(1.) This is a plaintiffs appeal arising out of suit brought by certain zamindars for recovery of proprietary possession over two plots of land. The plaintiffs case was that the defendants made some constructions without their information and permission on the larger plot, and that subsequently they built another house on the smaller plot. The defence raised by the contesting defendants was that with regard to the larger house their old house which stood on the site and had been of thirty years standing fell down some years before the suit and the defendants repaired it on the old eight foundation. They denied the plaintiffs allegation that it was built only a short time before the suit. As to the smaller house, their plea was that there was a thatched house on this site in which the defendants used to keep their chaff and tied their bullocks and buff aloes and which they, with the permission of the plaintiffs, converted into a tiled house some two years before the suit. The Court of first instance decreed the claim with regard to the smaller house, and that decree has been affirmed on appeal by the lower appellate Court, and the smaller house is not in dispute before me. The first Court, however dismissed the claim with regard to the larger house and that decree has been affirmed on appeal. The finding of the first Court was that the larger house was not an old one, that it had been built recently, and that the permission of the zamindar had not been established. It however held that plaintiffs were estopped from seeking to demolish it. Its findings were that it was difficult to believe that the plaintiffs had not heard of the constructions as they professed. The Court thought that the plaintiffs had more than several opportunities to hear of the constructions, and that they failed to get the news because they did not care to get it or because their karindas wilfully concealed it from them. Under those circumstances it held that the plaintiffs were estopped from seeking its demolition.

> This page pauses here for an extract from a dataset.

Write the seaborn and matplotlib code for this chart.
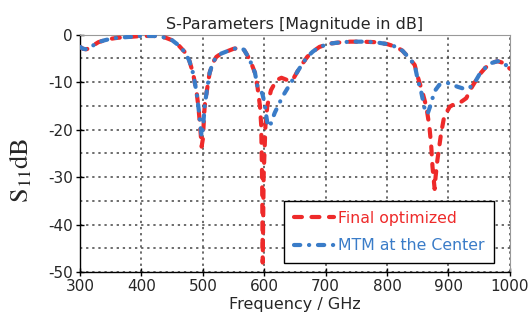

(2.) The learned District Judge has written a judgment which indicates a vacillating frame of mind. Having referred to the decree of the first Court he remarks; "I have been taken over the evidence in detail and so far as the main facts are concerned I entirely agree with the lower Court." He then disposes of the defendants appeal with regard to the smaller house. Dealing with the dispute as regards the larger house the learned Judge says that he was quite satisfied that it was built on waste land less than two years ago and without permission. In the earlier portion of his judgment he had remarked that when the two houses could not be over two years old or perhaps less it knocked the defence theory and evidence on the head as to the bigger house having been built nine years ago, and with it must go the evidence as to payment of nazrana and permission as to the smaller house. Having recorded the finding that there was no permission, he went on to suggest that some nazarana might have been paid for the corner house Ex. G. which was not in dispute, and that it may be that the defendants have been more grasping and have extended their house still further. Later on, however, he remarked: "I am not prepared to entirely ignore the defence story as to payment of nazrana, "though on the evidence as to the time it is said to have been made it would be difficult to act upon the defence evidence." "When he rejected the defence evidence as to the payment of nazrana it is impossible to think that he has accepted the fact as proved. In any case that remark must apply to some nazrana paid in respect of the house Ex. G.
(3.) The real ground on which ha has dismissed this claim is, as he puts it, his discretionary powers on equitable grounds, the reasons being (1) possible injury or loss to either side, (2) clear indication that for five or six months the house was under construction, and admittedly not a linger was raised, and (3) the possibility that after all there may be some truth in the defence story though the evidence must be rejected.